March On
- Formation: October 2017
- Type: Political non-profit group
- Leader: Corryn Grace Freeman
- Website: WeAreMarchOn.org

= March On (organization) =

American political activism group

March On, stylized as March ON, is an American nonprofit organization of women-led and grassroots political activist groups that grew out of the women's marches of January 21, 2017.

== About ==
March On organizes women across the country to create progressive political power through focusing on electoral politics. March On is women-led, but all-inclusive organization that employs political strategy to coordinate actions at the federal, state, and local level through the joint efforts of millions of marches.

=== March on the Polls ===
March on The Polls is March On's election-year initiative to increase voter turnout and change the narrative around voting and civic participation. Women's March and other grassroots groups in cities across the country are planning events aimed at increasing progressive turnout. These event range from marches, organizing caravans for voters displaced by Hurricane Florence, to encouraging first-time voters through a full day of community engagement. While tied under the March On organization, each march is different, reflecting local particularities.

=== 50 Miles More ===
50 Miles More is the youth arm of March On the grew out as a response to the school shooting in Parkland, Florida in 2018. 50 Miles More is a student-led gun control organization that conducts fifty mile marches to advocate for gun control in America. They have completed two marches to date, the first in Wisconsin, where they confronted Paul Ryan, and the second in Massachusetts where they confronted the Smith & Wesson factory where many of the guns used in school shootings are manufactured. The goal of the organization is to organize fifty mile marches in all fifty states in the USA.
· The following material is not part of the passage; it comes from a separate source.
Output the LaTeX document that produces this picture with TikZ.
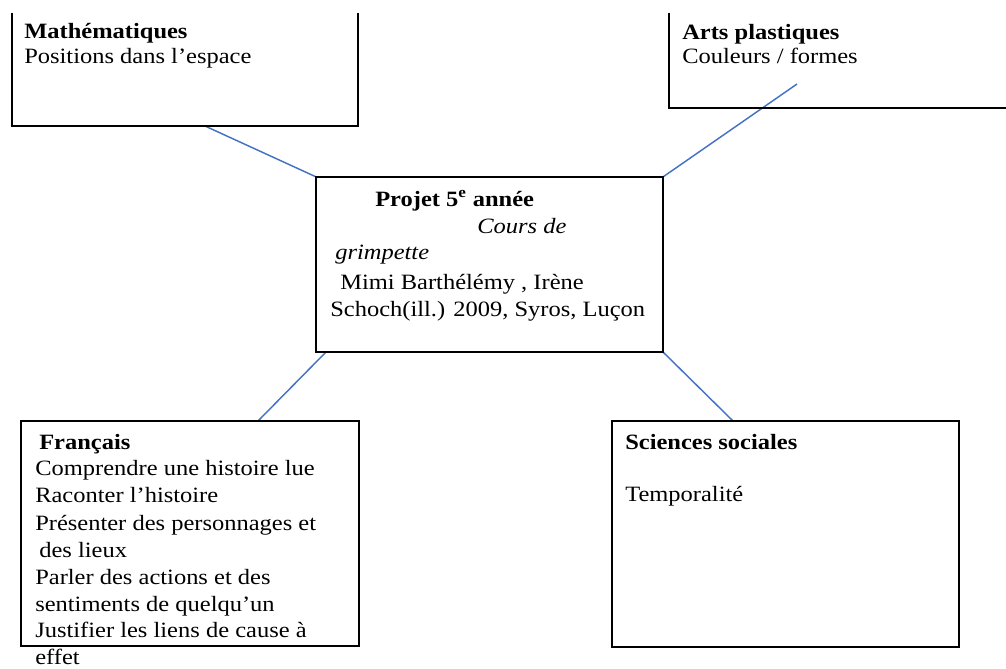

=== 2018 Women's March ===
Around 250 marches, rallies, and actions took place on the anniversary of the 2017 Women's March, many coordinated by March On.

=== Future Coalition ===
The Future Coalition is a coalition of over 25 youth-led activist organizations focused on progressive activism. March For Our Lives also signed on to be a part of the coalition's first initiative, Walkout To Vote. The Future Coalition has been incubated by March On as their “youth arm.”

=== September 20 Climate Strike ===
March On aided in organizing the September 20 Climate Strike, an international strike and protest led by young people and adults held three days before the UN Climate Summit in NYC on September 20 across the US and world to demand action be taken to address the climate crisis. The event is one of the largest climate mobilizations in US history. The event is a part of the school strike for climate movement.

=== Vote With Us ===
March On created the Vote With Us campaign designed to promote early voting in the 2020 United States presidential election. The campaign features in person events across the country and a virtual rally featuring notable celebrities and voting activists.

=== March On For Voting Rights ===
March On For Voting Rights is a mass mobilization on August 28, the 58th anniversary of Martin Luther King Jr.'s historic March on Washington organized by March On and other notable civil rights leaders in response to Senate Republicans blocking the For The People Act.

== History ==
March On was formed by the leaders of the women's marches across the country in October 2017. The leaders included Vanessa Wruble, cofounder of The Women's March, Jessica Scheller and Jaquie Algee of Women's March Chicago, Lindsey Kanaly and Sacia Fowler of Women's March Oklahoma, Penelope Chester of Women's March Canada among others across the nation.

The leaders came together after the January 2017 women's marches to consolidate political power in America, focused at first on women's electoral power in the midterms.

Notably absent from the coalition was a break-off group, Women's March Incorporated, that consisted of some of the women who had been spokespeople for the Women's March On Washington 2017. In light of anti-semitism charges on Women's March Incorporated, March On publicly distanced themselves and other affiliate organizations from the group.

In January 2024, March On was dissolved and rebranded as Future Coalition.

== Leadership ==

In May 2023, Corryn Grace Freeman took over as executive director of the organization.